What the task requires — From the listing below, pull each line that includes "code".

--- Records for the task ---

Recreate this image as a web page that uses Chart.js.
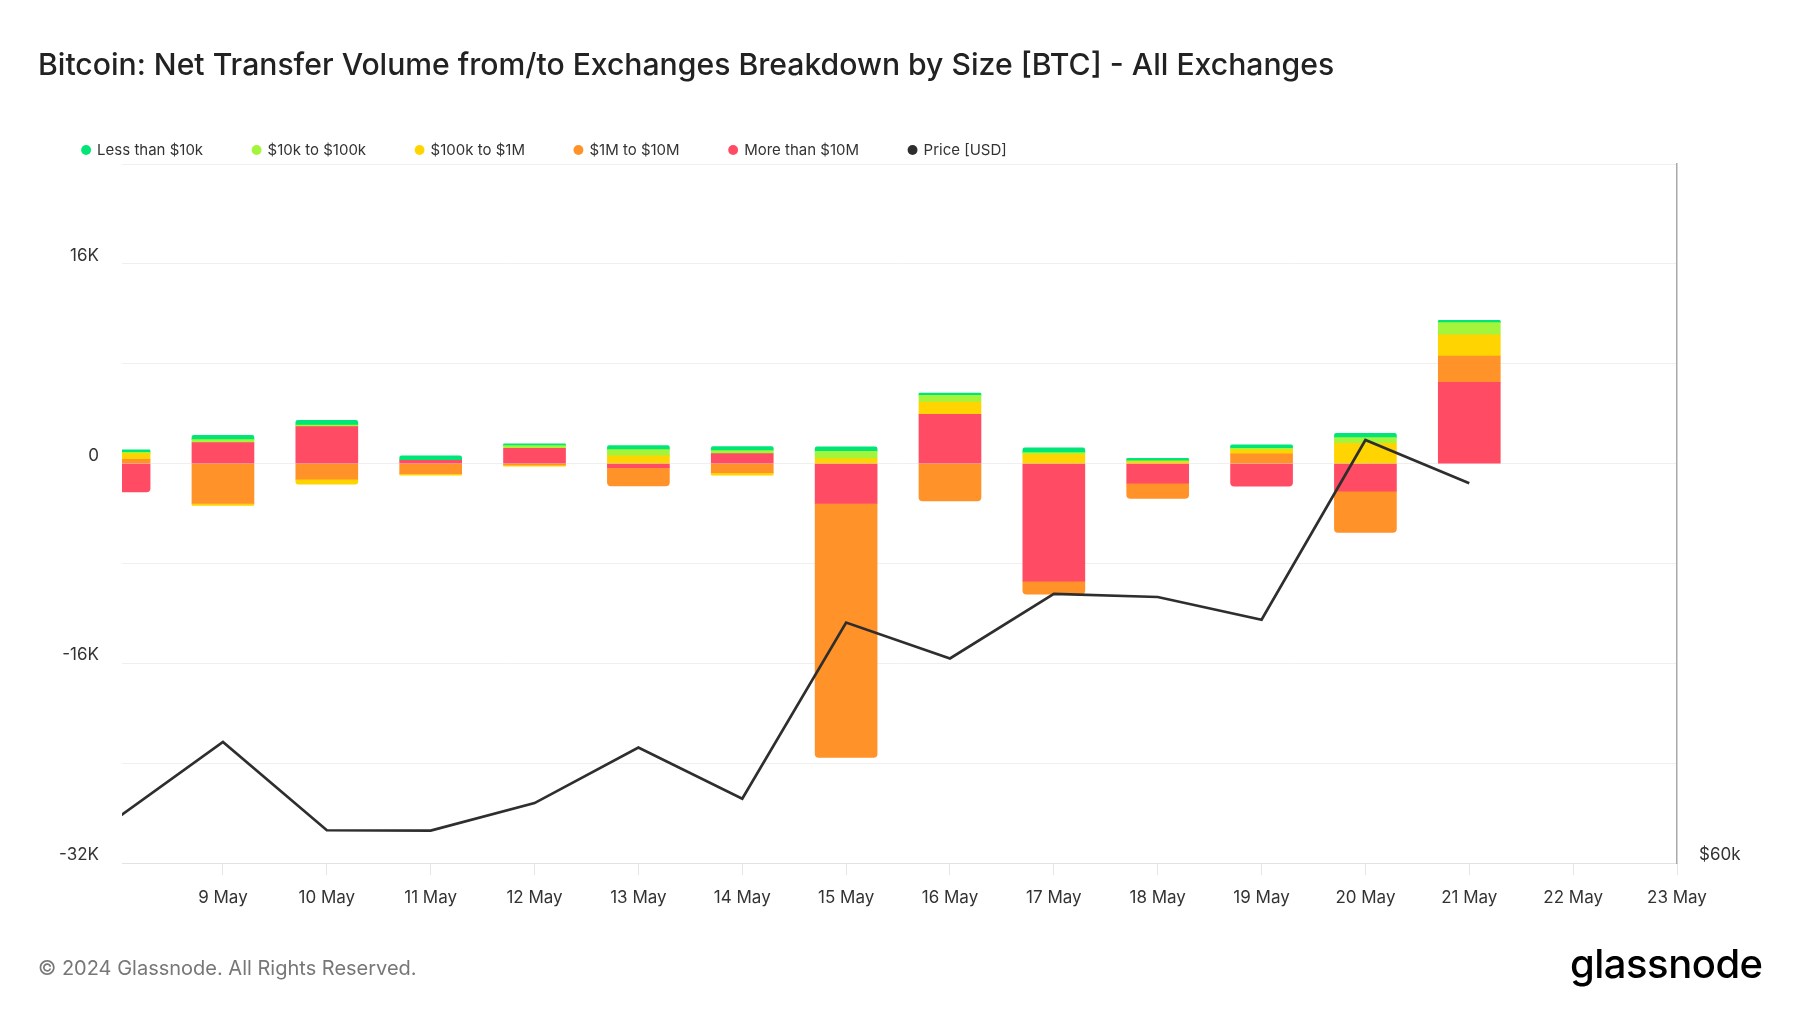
<!DOCTYPE html>
<html>
<head>
<meta charset="utf-8">
<script src="https://cdn.jsdelivr.net/npm/chart.js@4.4.1/dist/chart.umd.min.js"></script>
<style>
html,body{margin:0;padding:0;background:#fff;width:1800px;height:1013px;overflow:hidden;font-family:Inter,sans-serif;}
#c{position:absolute;left:0;top:0;}
#title{position:absolute;left:38px;top:49px;font-size:30.15px;line-height:30px;font-weight:500;color:#222;white-space:nowrap;}
#footer{position:absolute;left:38px;top:957.5px;font-size:20px;line-height:20px;color:#777;white-space:nowrap;}
#logo{position:absolute;left:1570px;top:944px;font-size:40px;line-height:40px;font-weight:500;color:#000;letter-spacing:-0.5px;white-space:nowrap;}
</style>
</head>
<body>
<canvas id="c" width="1800" height="1013"></canvas>
<div id="title">Bitcoin: Net Transfer Volume from/to Exchanges Breakdown by Size [BTC] - All Exchanges</div>
<div id="footer">© 2024 Glassnode. All Rights Reserved.</div>
<div id="logo">glassnode</div>
<script>
// Dates of the data points (8 May .. 21 May 2024)
const categories = ['8 May','9 May','10 May','11 May','12 May','13 May','14 May','15 May','16 May','17 May','18 May','19 May','20 May','21 May'];
// X tick labels
const tickLabels = ['9 May','10 May','11 May','12 May','13 May','14 May','15 May','16 May','17 May','18 May','19 May','20 May','21 May','22 May','23 May'];

// Net transfer volume by size [BTC]
const lessThan10k   = [187, 347, 373, 347, 133, 320, 320, 347, 187, 373, 213, 267, 347, 192];
const from10kTo100k = [107, 240, 133, 0, 213, 507, 240, 587, 533, 160, 53, 133, 453, 976];
const from100kTo1M  = [453, -160, -400, -133, -107, 613, -213, 400, 987, 720, 160, 320, 1627, 1704];
const from1MTo10M   = [347, -3200, -1253, -800, -107, -1467, -720, -20347, -2987, -1040, -1227, 773, -3307, 2096];
const moreThan10M   = [-2267, 1680, 2960, 267, 1227, -320, 800, -3200, 3947, -9413, -1573, -1813, -2213, 6512];
// Price [USD]
const priceUSD      = [61160, 63030, 60820, 60810, 61500, 62890, 61610, 66020, 65120, 66740, 66660, 66090, 70590, 69510];

// Axis tick values
const volumeTicks = [-32000, -24000, -16000, -8000, 0, 8000, 16000, 24000];
const priceTicks = [60000];

const toPoints = arr => arr.map((v, i) => ({x: i, y: v}));

const legendOrder = ['Less than $10k','$10k to $100k','$100k to $1M','$1M to $10M','More than $10M','Price [USD]'];

const barCommon = {type: 'bar', yAxisID: 'y', barThickness: 62, borderRadius: 4, borderWidth: 0, order: 1};

Chart.defaults.font.family = 'Inter, sans-serif';
Chart.defaults.color = '#333';

const fixLegend = {
  id: 'fixLegend',
  afterInit(chart) {
    const lg = chart.legend;
    const f = lg.fit;
    lg.fit = function() { f.call(this); this.height = 71.5; };
  }
};

new Chart(document.getElementById('c'), {
  data: {
    datasets: [
      Object.assign({label: 'More than $10M', data: toPoints(moreThan10M), backgroundColor: '#FF4B63'}, barCommon),
      Object.assign({label: '$1M to $10M', data: toPoints(from1MTo10M), backgroundColor: '#FF9228'}, barCommon),
      Object.assign({label: '$100k to $1M', data: toPoints(from100kTo1M), backgroundColor: '#FFD400'}, barCommon),
      Object.assign({label: '$10k to $100k', data: toPoints(from10kTo100k), backgroundColor: '#A2F53A'}, barCommon),
      Object.assign({label: 'Less than $10k', data: toPoints(lessThan10k), backgroundColor: '#00E676'}, barCommon),
      {type: 'line', label: 'Price [USD]', data: toPoints(priceUSD), yAxisID: 'yPrice', borderColor: '#2e2e2e', backgroundColor: '#2e2e2e', borderWidth: 2.7, pointRadius: 0, tension: 0, order: 0}
    ]
  },
  options: {
    responsive: false,
    devicePixelRatio: 1,
    animation: false,
    layout: {padding: {left: 32.6, right: 23, top: 92.5, bottom: 100}},
    plugins: {
      tooltip: {enabled: false},
      legend: {
        position: 'top',
        align: 'start',
        labels: {
          usePointStyle: true,
          pointStyle: 'circle',
          boxWidth: 7,
          boxHeight: 7,
          padding: 50,
          color: '#333',
          font: {size: 15},
          sort: (a, b) => legendOrder.indexOf(a.text) - legendOrder.indexOf(b.text),
          generateLabels(chart) {
            return Chart.defaults.plugins.legend.labels.generateLabels(chart).map(it => Object.assign(it, {lineWidth: 0, strokeStyle: 'rgba(0,0,0,0)'}));
          }
        }
      }
    },
    scales: {
      x: {
        type: 'linear',
        stacked: true,
        offset: false,
        min: 0.028,
        max: 15,
        afterBuildTicks(scale) { scale.ticks = tickLabels.map((_, i) => ({value: i + 1})); },
        afterFit(scale) { scale.height = 50; },
        ticks: {
          autoSkip: false, maxRotation: 0, padding: 13, color: '#333', font: {size: 17},
          callback: (v, i) => tickLabels[i]
        },
        grid: {offset: false, drawOnChartArea: false, drawTicks: true, tickLength: 12, color: '#e6e6e6', tickColor: '#e6e6e6'},
        border: {display: true, color: '#e2e2e2', width: 1}
      },
      y: {
        type: 'linear',
        position: 'left',
        stacked: true,
        min: -32000,
        max: 24000,
        afterBuildTicks(scale) { scale.ticks = volumeTicks.map(v => ({value: v})); },
        afterFit(scale) { scale.width = 89.4; },
        ticks: {
          padding: 23, labelOffset: -8, color: '#333', font: {size: 17},
          callback: v => (v % 16000 === 0 && v !== 24000) ? (v === 0 ? '0' : (v / 1000) + 'K') : ''
        },
        grid: {color: '#efefef', drawTicks: false, lineWidth: 1},
        border: {display: false}
      },
      yPrice: {
        type: 'linear',
        position: 'right',
        min: 60000,
        max: 77500,
        afterBuildTicks(scale) { scale.ticks = priceTicks.map(v => ({value: v})); },
        afterFit(scale) { scale.width = 100; },
        ticks: {
          padding: 22, labelOffset: -8, color: '#333', font: {size: 17},
          callback: v => '$' + (v / 1000) + 'k'
        },
        grid: {display: false, drawTicks: false},
        border: {display: true, color: '#a9a9a9', width: 1.5}
      }
    }
  },
  plugins: [fixLegend]
});
</script>
</body>
</html>
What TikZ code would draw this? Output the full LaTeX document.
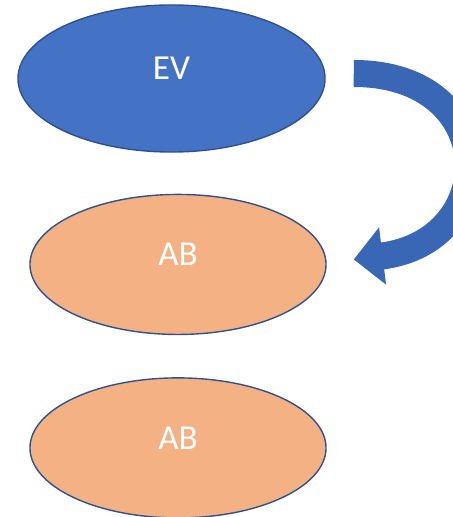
\documentclass[tikz,border=0pt]{standalone}
\usepackage{fontspec}
\setmainfont{Carlito}
\usepackage{tikz}
\usetikzlibrary {arrows.meta,
                 positioning,
                 shapes.geometric}
\definecolor{evblue}{HTML}{4472C4}
\definecolor{abpeach}{HTML}{F4B183}
\definecolor{rimblue}{HTML}{2F528F}
\definecolor{arrowblue}{HTML}{3A66B6}
\tikzset{
         blob/.style={ellipse, draw=rimblue, line width=0.035cm, inner sep=0pt,
                      text=white, text depth=0.5cm,
                      font=\fontsize{25}{30}\selectfont},
         evblob/.style={blob, fill=evblue, minimum width=7.675cm, minimum height=3.675cm},
         abblob/.style={blob, fill=abpeach, minimum width=7.4cm, minimum height=3.5cm},
         bigarrow/.style={-{Triangle[length=0.725cm, width=1.4cm]}, line width=0.675cm, arrowblue},
}

\begin{document}
\begin{tikzpicture}[x=0.025cm, y=-0.025cm]
    \useasboundingbox[fill=white] (0,0) rectangle (452,517);

    % Ellipsen
    \node[evblob] (ev) at (171.5,78.5) {EV};
    \node[abblob, below=1.025cm of ev, xshift=0.1625cm] (ab1) {AB};
    \node[abblob, below=1.05cm of ab1] (ab2) {AB};

    % Pfeil
    \coordinate (tail) at ([xshift=0.7cm, yshift=0.125cm]ev.east);
    \coordinate (tip) at ([xshift=0.675cm, yshift=0.125cm]ab1.east);
    \draw[bigarrow] (tail) .. controls +(3.7cm,0) and +(3.7cm,0.45cm) .. (tip);

\end{tikzpicture}
\end{document}
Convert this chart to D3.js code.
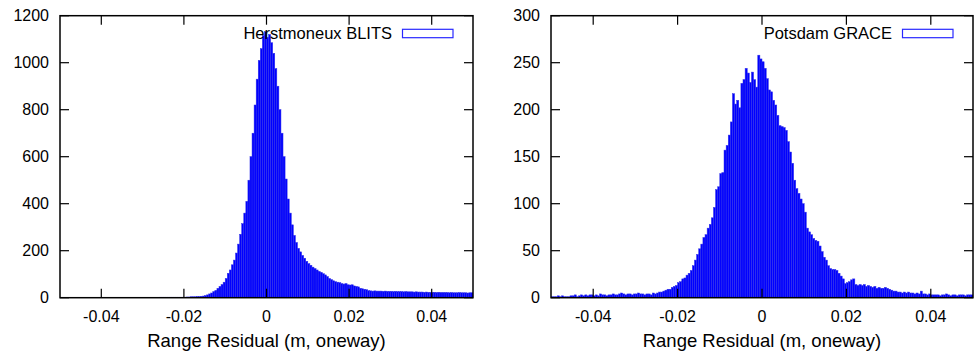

---

Answer in full —
What TikZ code would draw this? Output the full LaTeX document.
Convert this chart to D3.js code.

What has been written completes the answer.